***** DATASET CONTENT

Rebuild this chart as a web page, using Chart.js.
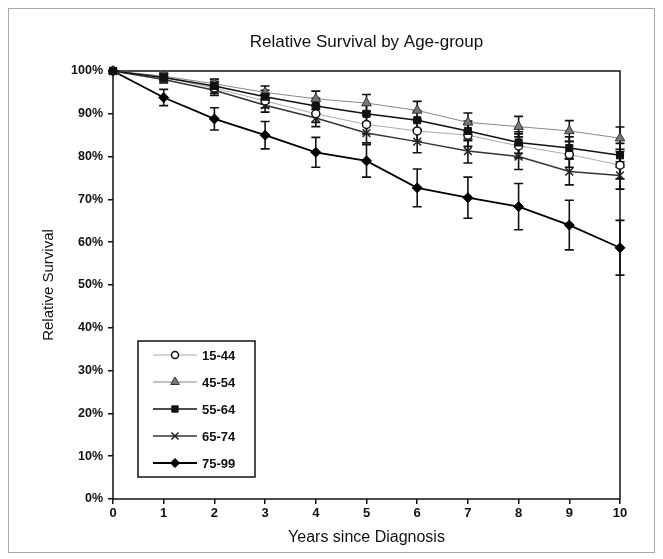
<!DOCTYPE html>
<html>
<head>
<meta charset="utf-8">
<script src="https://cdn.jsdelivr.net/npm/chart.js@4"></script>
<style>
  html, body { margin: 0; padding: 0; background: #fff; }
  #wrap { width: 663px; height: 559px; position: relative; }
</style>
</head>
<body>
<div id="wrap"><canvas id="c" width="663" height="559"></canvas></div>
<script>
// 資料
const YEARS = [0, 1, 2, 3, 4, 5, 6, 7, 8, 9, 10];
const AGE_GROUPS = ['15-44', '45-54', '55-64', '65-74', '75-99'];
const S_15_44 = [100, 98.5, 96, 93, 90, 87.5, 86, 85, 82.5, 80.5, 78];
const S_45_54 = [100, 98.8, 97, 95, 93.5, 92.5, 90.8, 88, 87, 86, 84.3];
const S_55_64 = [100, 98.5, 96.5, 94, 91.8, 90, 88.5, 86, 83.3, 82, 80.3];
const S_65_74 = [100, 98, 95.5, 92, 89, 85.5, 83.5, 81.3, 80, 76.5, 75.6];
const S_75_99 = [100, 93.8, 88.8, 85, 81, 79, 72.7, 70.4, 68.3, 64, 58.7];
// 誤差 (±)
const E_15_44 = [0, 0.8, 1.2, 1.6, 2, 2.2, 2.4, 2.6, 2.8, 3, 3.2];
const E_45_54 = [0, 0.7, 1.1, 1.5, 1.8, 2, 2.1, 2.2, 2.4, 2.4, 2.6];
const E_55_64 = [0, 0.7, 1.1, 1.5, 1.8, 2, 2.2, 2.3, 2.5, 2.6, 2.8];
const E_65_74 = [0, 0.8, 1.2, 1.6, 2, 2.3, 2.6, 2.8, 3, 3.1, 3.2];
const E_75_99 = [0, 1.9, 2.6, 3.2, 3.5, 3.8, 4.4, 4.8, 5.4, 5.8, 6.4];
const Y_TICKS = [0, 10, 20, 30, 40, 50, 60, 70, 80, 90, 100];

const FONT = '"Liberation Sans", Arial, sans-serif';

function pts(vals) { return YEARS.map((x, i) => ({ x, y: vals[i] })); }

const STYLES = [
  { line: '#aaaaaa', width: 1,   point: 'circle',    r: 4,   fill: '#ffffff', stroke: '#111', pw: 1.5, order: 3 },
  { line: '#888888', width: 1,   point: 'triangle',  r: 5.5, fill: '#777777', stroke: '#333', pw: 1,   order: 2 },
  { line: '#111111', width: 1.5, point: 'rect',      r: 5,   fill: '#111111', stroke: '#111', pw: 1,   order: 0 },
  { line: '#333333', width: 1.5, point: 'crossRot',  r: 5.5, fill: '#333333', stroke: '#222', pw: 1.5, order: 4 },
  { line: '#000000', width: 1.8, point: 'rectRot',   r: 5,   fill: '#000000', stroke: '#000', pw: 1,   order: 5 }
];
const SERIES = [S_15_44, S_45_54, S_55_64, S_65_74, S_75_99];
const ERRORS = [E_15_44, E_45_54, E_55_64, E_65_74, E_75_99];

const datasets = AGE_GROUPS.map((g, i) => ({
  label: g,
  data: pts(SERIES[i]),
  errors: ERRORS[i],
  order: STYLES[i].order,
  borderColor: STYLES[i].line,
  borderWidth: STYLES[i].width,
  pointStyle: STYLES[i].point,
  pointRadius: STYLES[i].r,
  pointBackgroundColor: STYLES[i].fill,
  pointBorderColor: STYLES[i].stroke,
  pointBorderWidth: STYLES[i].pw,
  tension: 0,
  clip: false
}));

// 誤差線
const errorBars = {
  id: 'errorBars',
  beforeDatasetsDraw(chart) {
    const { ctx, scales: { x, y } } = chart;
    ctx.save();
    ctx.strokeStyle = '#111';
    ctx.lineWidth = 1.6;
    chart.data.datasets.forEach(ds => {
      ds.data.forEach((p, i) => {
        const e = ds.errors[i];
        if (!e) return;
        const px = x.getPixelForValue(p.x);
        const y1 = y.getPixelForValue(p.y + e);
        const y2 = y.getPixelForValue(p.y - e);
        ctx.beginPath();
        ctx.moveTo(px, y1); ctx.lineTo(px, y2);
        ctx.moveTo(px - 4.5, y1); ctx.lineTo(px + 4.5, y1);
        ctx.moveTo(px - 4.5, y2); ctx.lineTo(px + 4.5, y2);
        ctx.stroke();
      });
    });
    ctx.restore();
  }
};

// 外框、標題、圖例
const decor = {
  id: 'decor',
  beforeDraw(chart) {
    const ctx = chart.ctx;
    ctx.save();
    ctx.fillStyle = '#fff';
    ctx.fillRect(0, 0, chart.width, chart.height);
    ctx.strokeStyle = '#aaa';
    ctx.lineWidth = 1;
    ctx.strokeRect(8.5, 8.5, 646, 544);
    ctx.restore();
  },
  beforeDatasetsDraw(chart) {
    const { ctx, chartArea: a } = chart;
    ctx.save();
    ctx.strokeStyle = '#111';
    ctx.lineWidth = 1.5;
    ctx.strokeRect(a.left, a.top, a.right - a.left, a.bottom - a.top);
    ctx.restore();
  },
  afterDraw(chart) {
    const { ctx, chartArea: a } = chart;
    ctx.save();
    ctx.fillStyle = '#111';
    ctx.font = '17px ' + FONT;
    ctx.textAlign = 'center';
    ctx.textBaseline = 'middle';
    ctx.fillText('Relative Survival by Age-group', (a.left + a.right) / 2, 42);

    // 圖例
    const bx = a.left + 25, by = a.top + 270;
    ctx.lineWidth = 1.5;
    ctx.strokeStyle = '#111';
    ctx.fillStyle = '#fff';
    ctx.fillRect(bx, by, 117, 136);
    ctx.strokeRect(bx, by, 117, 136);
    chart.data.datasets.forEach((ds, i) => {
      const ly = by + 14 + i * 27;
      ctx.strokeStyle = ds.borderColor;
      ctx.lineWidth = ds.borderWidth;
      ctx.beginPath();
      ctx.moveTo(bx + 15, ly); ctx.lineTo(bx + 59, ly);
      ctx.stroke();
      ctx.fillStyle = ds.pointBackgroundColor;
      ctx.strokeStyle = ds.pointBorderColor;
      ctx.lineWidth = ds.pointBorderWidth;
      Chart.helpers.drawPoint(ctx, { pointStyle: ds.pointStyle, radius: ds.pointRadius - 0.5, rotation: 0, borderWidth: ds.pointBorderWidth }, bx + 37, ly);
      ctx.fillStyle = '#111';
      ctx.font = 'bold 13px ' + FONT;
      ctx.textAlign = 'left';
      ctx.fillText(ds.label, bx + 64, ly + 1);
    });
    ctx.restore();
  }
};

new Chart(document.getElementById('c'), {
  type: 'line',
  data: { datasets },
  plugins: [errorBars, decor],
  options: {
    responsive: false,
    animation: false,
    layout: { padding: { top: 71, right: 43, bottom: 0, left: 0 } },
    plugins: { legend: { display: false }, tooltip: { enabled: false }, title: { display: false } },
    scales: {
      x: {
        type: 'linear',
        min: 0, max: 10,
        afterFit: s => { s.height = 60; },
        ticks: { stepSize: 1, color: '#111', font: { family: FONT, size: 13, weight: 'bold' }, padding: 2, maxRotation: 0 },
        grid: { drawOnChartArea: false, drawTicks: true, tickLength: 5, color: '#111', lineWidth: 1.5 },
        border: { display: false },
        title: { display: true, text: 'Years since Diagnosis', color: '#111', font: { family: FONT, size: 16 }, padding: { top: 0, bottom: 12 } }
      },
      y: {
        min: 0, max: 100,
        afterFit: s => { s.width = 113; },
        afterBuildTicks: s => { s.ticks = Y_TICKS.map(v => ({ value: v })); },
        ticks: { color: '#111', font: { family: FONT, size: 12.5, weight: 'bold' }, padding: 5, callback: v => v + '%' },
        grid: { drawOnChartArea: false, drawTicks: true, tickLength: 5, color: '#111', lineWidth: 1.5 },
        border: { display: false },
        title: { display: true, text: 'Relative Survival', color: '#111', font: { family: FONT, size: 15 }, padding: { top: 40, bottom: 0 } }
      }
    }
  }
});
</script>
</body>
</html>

**********

Return nothing but the lines running from the start of the data to the line with "return YEARS.map((x, i)", please, both ends included and no pictures.

● REPLY
Rebuild this chart as a web page, using Chart.js.
<!DOCTYPE html>
<html>
<head>
<meta charset="utf-8">
<script src="https://cdn.jsdelivr.net/npm/chart.js@4"></script>
<style>
  html, body { margin: 0; padding: 0; background: #fff; }
  #wrap { width: 663px; height: 559px; position: relative; }
</style>
</head>
<body>
<div id="wrap"><canvas id="c" width="663" height="559"></canvas></div>
<script>
// 資料
const YEARS = [0, 1, 2, 3, 4, 5, 6, 7, 8, 9, 10];
const AGE_GROUPS = ['15-44', '45-54', '55-64', '65-74', '75-99'];
const S_15_44 = [100, 98.5, 96, 93, 90, 87.5, 86, 85, 82.5, 80.5, 78];
const S_45_54 = [100, 98.8, 97, 95, 93.5, 92.5, 90.8, 88, 87, 86, 84.3];
const S_55_64 = [100, 98.5, 96.5, 94, 91.8, 90, 88.5, 86, 83.3, 82, 80.3];
const S_65_74 = [100, 98, 95.5, 92, 89, 85.5, 83.5, 81.3, 80, 76.5, 75.6];
const S_75_99 = [100, 93.8, 88.8, 85, 81, 79, 72.7, 70.4, 68.3, 64, 58.7];
// 誤差 (±)
const E_15_44 = [0, 0.8, 1.2, 1.6, 2, 2.2, 2.4, 2.6, 2.8, 3, 3.2];
const E_45_54 = [0, 0.7, 1.1, 1.5, 1.8, 2, 2.1, 2.2, 2.4, 2.4, 2.6];
const E_55_64 = [0, 0.7, 1.1, 1.5, 1.8, 2, 2.2, 2.3, 2.5, 2.6, 2.8];
const E_65_74 = [0, 0.8, 1.2, 1.6, 2, 2.3, 2.6, 2.8, 3, 3.1, 3.2];
const E_75_99 = [0, 1.9, 2.6, 3.2, 3.5, 3.8, 4.4, 4.8, 5.4, 5.8, 6.4];
const Y_TICKS = [0, 10, 20, 30, 40, 50, 60, 70, 80, 90, 100];

const FONT = '"Liberation Sans", Arial, sans-serif';

function pts(vals) { return YEARS.map((x, i) => ({ x, y: vals[i] })); }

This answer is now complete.